* **Required work**
Copy the data precisely, character for character, and leave out every picture.

* **Given material**
........

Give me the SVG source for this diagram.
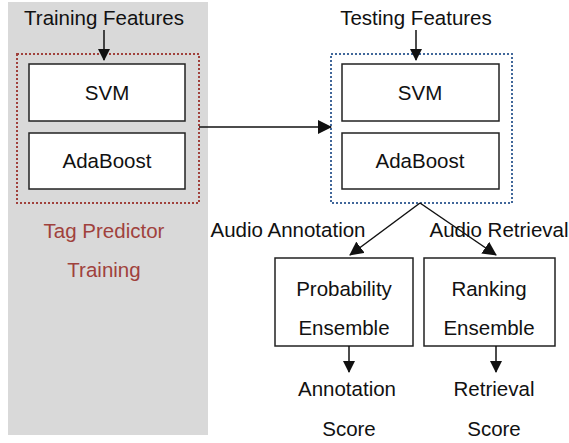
<svg xmlns="http://www.w3.org/2000/svg" width="569" height="443" viewBox="0 0 569 443">
<style>
text{font-family:"Liberation Sans",Arial,sans-serif;font-size:20.5px;fill:#111;text-anchor:middle}
.box{fill:#fff;stroke:#222;stroke-width:1.5}
.c{stroke:#111;stroke-width:1.5;fill:none}
.red{fill:#a0413c}
</style>
<defs>
<marker id="ah" markerWidth="12" markerHeight="12" refX="11" refY="6" orient="auto" markerUnits="userSpaceOnUse" viewBox="0 0 12 12">
<path d="M0,0 L12,6 L0,12 z" fill="#111"/>
</marker>
<marker id="ah2" markerWidth="14" markerHeight="14" refX="13" refY="7" orient="auto" markerUnits="userSpaceOnUse" viewBox="0 0 14 14">
<path d="M0,0 L14,7 L0,14 z" fill="#111"/>
</marker>
</defs>
<rect x="8" y="2" width="200" height="433" fill="#d9d9d9"/>
<g id="training">
<text x="104" y="25">Training Features</text>
<rect x="17" y="54" width="182" height="149" fill="none" stroke="#a0413c" stroke-width="2" stroke-dasharray="2,2"/>
<text class="red" x="104" y="238">Tag Predictor</text>
<text class="red" x="104" y="277">Training</text>
</g>
<g id="svm1"><rect class="box" x="29" y="64" width="156" height="57"/><text x="107" y="100">SVM</text></g>
<g id="ada1"><rect class="box" x="29" y="133" width="156" height="56"/><text x="107" y="168">AdaBoost</text></g>
<g id="testing">
<text x="416" y="25">Testing Features</text>
<rect x="331" y="54" width="181" height="149" fill="none" stroke="#41679a" stroke-width="2" stroke-dasharray="2,2"/>
</g>
<g id="svm2"><rect class="box" x="342" y="64" width="157" height="57"/><text x="420" y="100">SVM</text></g>
<g id="ada2"><rect class="box" x="342" y="133" width="157" height="56"/><text x="420" y="168">AdaBoost</text></g>
<g id="labels">
<text x="288" y="237">Audio Annotation</text>
<text x="499" y="237">Audio Retrieval</text>
</g>
<g id="prob"><rect class="box" x="275" y="258" width="138" height="88"/><text x="344" y="296">Probability</text><text x="344" y="335">Ensemble</text></g>
<g id="rank"><rect class="box" x="424" y="258" width="131" height="88"/><text x="489" y="296">Ranking</text><text x="489" y="335">Ensemble</text></g>
<g id="annscore"><text x="347" y="396">Annotation</text><text x="349" y="436">Score</text></g>
<g id="retscore"><text x="494" y="396">Retrieval</text><text x="494" y="436">Score</text></g>
<g id="connectors">
<line class="c" x1="104" y1="30" x2="104" y2="60" marker-end="url(#ah)"/>
<line class="c" x1="416" y1="30" x2="416" y2="60" marker-end="url(#ah)"/>
<line class="c" x1="199" y1="127" x2="331" y2="127" marker-end="url(#ah2)"/>
<line class="c" x1="420" y1="203" x2="350" y2="255" marker-end="url(#ah2)"/>
<line class="c" x1="420" y1="203" x2="496" y2="255" marker-end="url(#ah2)"/>
<line class="c" x1="349" y1="346" x2="349" y2="372" marker-end="url(#ah)"/>
<line class="c" x1="496" y1="346" x2="496" y2="372" marker-end="url(#ah)"/>
</g>
</svg>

........

* **Task response**
Give me the SVG source for this diagram.
<svg xmlns="http://www.w3.org/2000/svg" width="569" height="443" viewBox="0 0 569 443">
<style>
text{font-family:"Liberation Sans",Arial,sans-serif;font-size:20.5px;fill:#111;text-anchor:middle}
.box{fill:#fff;stroke:#222;stroke-width:1.5}
.c{stroke:#111;stroke-width:1.5;fill:none}
.red{fill:#a0413c}
</style>
<defs>
<marker id="ah" markerWidth="12" markerHeight="12" refX="11" refY="6" orient="auto" markerUnits="userSpaceOnUse" viewBox="0 0 12 12">
<path d="M0,0 L12,6 L0,12 z" fill="#111"/>
</marker>
<marker id="ah2" markerWidth="14" markerHeight="14" refX="13" refY="7" orient="auto" markerUnits="userSpaceOnUse" viewBox="0 0 14 14">
<path d="M0,0 L14,7 L0,14 z" fill="#111"/>
</marker>
</defs>
<rect x="8" y="2" width="200" height="433" fill="#d9d9d9"/>
<g id="training">
<text x="104" y="25">Training Features</text>
<rect x="17" y="54" width="182" height="149" fill="none" stroke="#a0413c" stroke-width="2" stroke-dasharray="2,2"/>
<text class="red" x="104" y="238">Tag Predictor</text>
<text class="red" x="104" y="277">Training</text>
</g>
<g id="svm1"><rect class="box" x="29" y="64" width="156" height="57"/><text x="107" y="100">SVM</text></g>
<g id="ada1"><rect class="box" x="29" y="133" width="156" height="56"/><text x="107" y="168">AdaBoost</text></g>
<g id="testing">
<text x="416" y="25">Testing Features</text>
<rect x="331" y="54" width="181" height="149" fill="none" stroke="#41679a" stroke-width="2" stroke-dasharray="2,2"/>
</g>
<g id="svm2"><rect class="box" x="342" y="64" width="157" height="57"/><text x="420" y="100">SVM</text></g>
<g id="ada2"><rect class="box" x="342" y="133" width="157" height="56"/><text x="420" y="168">AdaBoost</text></g>
<g id="labels">
<text x="288" y="237">Audio Annotation</text>
<text x="499" y="237">Audio Retrieval</text>
</g>
<g id="prob"><rect class="box" x="275" y="258" width="138" height="88"/><text x="344" y="296">Probability</text><text x="344" y="335">Ensemble</text></g>
<g id="rank"><rect class="box" x="424" y="258" width="131" height="88"/><text x="489" y="296">Ranking</text><text x="489" y="335">Ensemble</text></g>
<g id="annscore"><text x="347" y="396">Annotation</text><text x="349" y="436">Score</text></g>
<g id="retscore"><text x="494" y="396">Retrieval</text><text x="494" y="436">Score</text></g>
<g id="connectors">
<line class="c" x1="104" y1="30" x2="104" y2="60" marker-end="url(#ah)"/>
<line class="c" x1="416" y1="30" x2="416" y2="60" marker-end="url(#ah)"/>
<line class="c" x1="199" y1="127" x2="331" y2="127" marker-end="url(#ah2)"/>
<line class="c" x1="420" y1="203" x2="350" y2="255" marker-end="url(#ah2)"/>
<line class="c" x1="420" y1="203" x2="496" y2="255" marker-end="url(#ah2)"/>
<line class="c" x1="349" y1="346" x2="349" y2="372" marker-end="url(#ah)"/>
<line class="c" x1="496" y1="346" x2="496" y2="372" marker-end="url(#ah)"/>
</g>
</svg>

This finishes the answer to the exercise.